-- Exercise aim --
Restate each line word for word. Leave out every picture.

* * * * *

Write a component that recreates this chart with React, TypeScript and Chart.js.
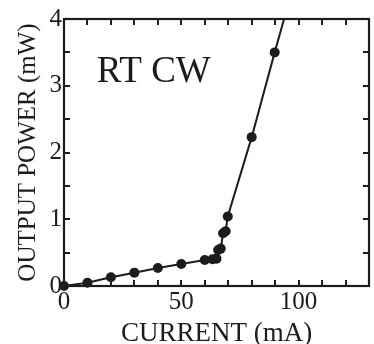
import React, { useEffect, useRef } from "react";
import { Chart, registerables } from "chart.js";

Chart.register(...registerables);

const currentMA = [0, 10, 20, 30, 40, 50, 60, 63.3, 65, 65.7, 66.8, 67.8, 68.9, 69.8, 80, 89.8, 95];
const powerMW = [0, 0.05, 0.13, 0.2, 0.27, 0.33, 0.39, 0.4, 0.41, 0.54, 0.56, 0.79, 0.82, 1.04, 2.23, 3.5, 4.15];
// last point only continues the line beyond the frame (no marker)
const markerShown = [1, 1, 1, 1, 1, 1, 1, 1, 1, 1, 1, 1, 1, 1, 1, 1, 0];
const xLabelValues = [0, 50, 100];
const yLabelValues = [0, 1, 2, 3, 4];
const xTitle = "CURRENT (mA)";
const yTitle = "OUTPUT POWER (mW)";
const annotation = "RT CW";

const INK = "#1c1c1c";
const SERIF = "'Liberation Serif', 'DejaVu Serif', serif";

const framePlugin = {
  id: "frameTicks",
  afterDatasetsDraw(chart: any) {
    const { ctx, chartArea } = chart;
    const { left, right, top, bottom } = chartArea;
    const xs = chart.scales.x;
    const ys = chart.scales.y;
    const len = 6;
    ctx.save();
    ctx.strokeStyle = INK;
    ctx.lineWidth = 2;
    ctx.beginPath();
    xs.ticks.forEach((t: any) => {
      const p = Math.round(xs.getPixelForValue(t.value));
      if (p <= left + 1 || p >= right - 1) return;
      ctx.moveTo(p, bottom);
      ctx.lineTo(p, bottom - len);
      ctx.moveTo(p, top);
      ctx.lineTo(p, top + len);
    });
    ys.ticks.forEach((t: any) => {
      const p = Math.round(ys.getPixelForValue(t.value));
      if (p <= top + 1 || p >= bottom - 1) return;
      ctx.moveTo(left, p);
      ctx.lineTo(left + len, p);
      ctx.moveTo(right, p);
      ctx.lineTo(right - len, p);
    });
    ctx.stroke();
    ctx.lineWidth = 2.2;
    ctx.strokeRect(left, top, right - left, bottom - top);
    ctx.fillStyle = INK;
    ctx.font = `37px ${SERIF}`;
    ctx.textAlign = "left";
    ctx.textBaseline = "alphabetic";
    ctx.fillText(annotation, xs.getPixelForValue(14), ys.getPixelForValue(3.06));
    ctx.restore();
  },
};

export default function App() {
  const ref = useRef<HTMLCanvasElement | null>(null);
  useEffect(() => {
    document.body.style.margin = "0";
    const canvas = ref.current;
    if (!canvas) return;
    const points = currentMA.map((x, i) => ({ x, y: powerMW[i] }));
    const chart = new Chart(canvas, {
      type: "scatter",
      data: {
        datasets: [
          {
            data: points,
            showLine: true,
            borderColor: INK,
            borderWidth: 2,
            backgroundColor: INK,
            pointBackgroundColor: INK,
            pointBorderColor: INK,
            pointRadius: markerShown.map((m) => (m ? 5 : 0)),
            pointHoverRadius: markerShown.map((m) => (m ? 5 : 0)),
            pointBorderWidth: 0,
            clip: { left: 10, bottom: 10, top: 0, right: 0 },
          },
        ],
      },
      plugins: [framePlugin],
      options: {
        animation: false,
        responsive: false,
        maintainAspectRatio: false,
        devicePixelRatio: 1,
        layout: { padding: { top: 19, right: 2, bottom: 0, left: 0 } },
        plugins: { legend: { display: false }, tooltip: { enabled: false } },
        scales: {
          x: {
            type: "linear",
            min: 0,
            max: 130,
            grid: { display: false, drawTicks: false },
            border: { display: false },
            afterFit: (s: any) => {
              s.height = 58;
            },
            ticks: {
              stepSize: 10,
              autoSkip: false,
              maxRotation: 0,
              padding: 1,
              color: INK,
              font: { family: SERIF, size: 25 },
              callback: (v: any) => (xLabelValues.includes(Number(v)) ? String(v) : ""),
            },
            title: {
              display: true,
              text: xTitle,
              color: INK,
              font: { family: SERIF, size: 27 },
              padding: { top: 0, bottom: -6 },
            },
          },
          y: {
            type: "linear",
            min: 0,
            max: 4,
            grid: { display: false, drawTicks: false },
            border: { display: false },
            afterFit: (s: any) => {
              s.width = 64;
            },
            ticks: {
              stepSize: 0.5,
              autoSkip: false,
              padding: 2,
              color: INK,
              font: { family: SERIF, size: 25 },
              callback: (v: any) => (yLabelValues.includes(Number(v)) ? String(v) : ""),
            },
            title: {
              display: true,
              text: yTitle,
              color: INK,
              font: { family: SERIF, size: 25 },
              padding: { top: 13, bottom: 0 },
            },
          },
        },
      },
    });
    return () => chart.destroy();
  }, []);
  return <canvas ref={ref} width={374} height={344} style={{ display: "block" }} />;
}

* * * * *

-- Problem solution --
Write a component that recreates this chart with React, TypeScript and Chart.js.
import React, { useEffect, useRef } from "react";
import { Chart, registerables } from "chart.js";

Chart.register(...registerables);

const currentMA = [0, 10, 20, 30, 40, 50, 60, 63.3, 65, 65.7, 66.8, 67.8, 68.9, 69.8, 80, 89.8, 95];
const powerMW = [0, 0.05, 0.13, 0.2, 0.27, 0.33, 0.39, 0.4, 0.41, 0.54, 0.56, 0.79, 0.82, 1.04, 2.23, 3.5, 4.15];
// last point only continues the line beyond the frame (no marker)
const markerShown = [1, 1, 1, 1, 1, 1, 1, 1, 1, 1, 1, 1, 1, 1, 1, 1, 0];
const xLabelValues = [0, 50, 100];
const yLabelValues = [0, 1, 2, 3, 4];
const xTitle = "CURRENT (mA)";
const yTitle = "OUTPUT POWER (mW)";
const annotation = "RT CW";

const INK = "#1c1c1c";
const SERIF = "'Liberation Serif', 'DejaVu Serif', serif";

const framePlugin = {
  id: "frameTicks",
  afterDatasetsDraw(chart: any) {
    const { ctx, chartArea } = chart;
    const { left, right, top, bottom } = chartArea;
    const xs = chart.scales.x;
    const ys = chart.scales.y;
    const len = 6;
    ctx.save();
    ctx.strokeStyle = INK;
    ctx.lineWidth = 2;
    ctx.beginPath();
    xs.ticks.forEach((t: any) => {
      const p = Math.round(xs.getPixelForValue(t.value));
      if (p <= left + 1 || p >= right - 1) return;
      ctx.moveTo(p, bottom);
      ctx.lineTo(p, bottom - len);
      ctx.moveTo(p, top);
      ctx.lineTo(p, top + len);
    });
    ys.ticks.forEach((t: any) => {
      const p = Math.round(ys.getPixelForValue(t.value));
      if (p <= top + 1 || p >= bottom - 1) return;
      ctx.moveTo(left, p);
      ctx.lineTo(left + len, p);
      ctx.moveTo(right, p);
      ctx.lineTo(right - len, p);
    });
    ctx.stroke();
    ctx.lineWidth = 2.2;
    ctx.strokeRect(left, top, right - left, bottom - top);
    ctx.fillStyle = INK;
    ctx.font = `37px ${SERIF}`;
    ctx.textAlign = "left";
    ctx.textBaseline = "alphabetic";
    ctx.fillText(annotation, xs.getPixelForValue(14), ys.getPixelForValue(3.06));
    ctx.restore();
  },
};

export default function App() {
  const ref = useRef<HTMLCanvasElement | null>(null);
  useEffect(() => {
    document.body.style.margin = "0";
    const canvas = ref.current;
    if (!canvas) return;
    const points = currentMA.map((x, i) => ({ x, y: powerMW[i] }));
    const chart = new Chart(canvas, {
      type: "scatter",
      data: {
        datasets: [
          {
            data: points,
            showLine: true,
            borderColor: INK,
            borderWidth: 2,
            backgroundColor: INK,
            pointBackgroundColor: INK,
            pointBorderColor: INK,
            pointRadius: markerShown.map((m) => (m ? 5 : 0)),
            pointHoverRadius: markerShown.map((m) => (m ? 5 : 0)),
            pointBorderWidth: 0,
            clip: { left: 10, bottom: 10, top: 0, right: 0 },
          },
        ],
      },
      plugins: [framePlugin],
      options: {
        animation: false,
        responsive: false,
        maintainAspectRatio: false,
        devicePixelRatio: 1,
        layout: { padding: { top: 19, right: 2, bottom: 0, left: 0 } },
        plugins: { legend: { display: false }, tooltip: { enabled: false } },
        scales: {
          x: {
            type: "linear",
            min: 0,
            max: 130,
            grid: { display: false, drawTicks: false },
            border: { display: false },
            afterFit: (s: any) => {
              s.height = 58;
            },
            ticks: {
              stepSize: 10,
              autoSkip: false,
              maxRotation: 0,
              padding: 1,
              color: INK,
              font: { family: SERIF, size: 25 },
              callback: (v: any) => (xLabelValues.includes(Number(v)) ? String(v) : ""),
            },
            title: {
              display: true,
              text: xTitle,
              color: INK,
              font: { family: SERIF, size: 27 },
              padding: { top: 0, bottom: -6 },
            },
          },
          y: {
            type: "linear",
            min: 0,
            max: 4,
            grid: { display: false, drawTicks: false },
            border: { display: false },
            afterFit: (s: any) => {
              s.width = 64;
            },
            ticks: {
              stepSize: 0.5,
              autoSkip: false,
              padding: 2,
              color: INK,
              font: { family: SERIF, size: 25 },
              callback: (v: any) => (yLabelValues.includes(Number(v)) ? String(v) : ""),
            },
            title: {
              display: true,
              text: yTitle,
              color: INK,
              font: { family: SERIF, size: 25 },
              padding: { top: 13, bottom: 0 },
            },
          },
        },
      },
    });
    return () => chart.destroy();
  }, []);
  return <canvas ref={ref} width={374} height={344} style={{ display: "block" }} />;
}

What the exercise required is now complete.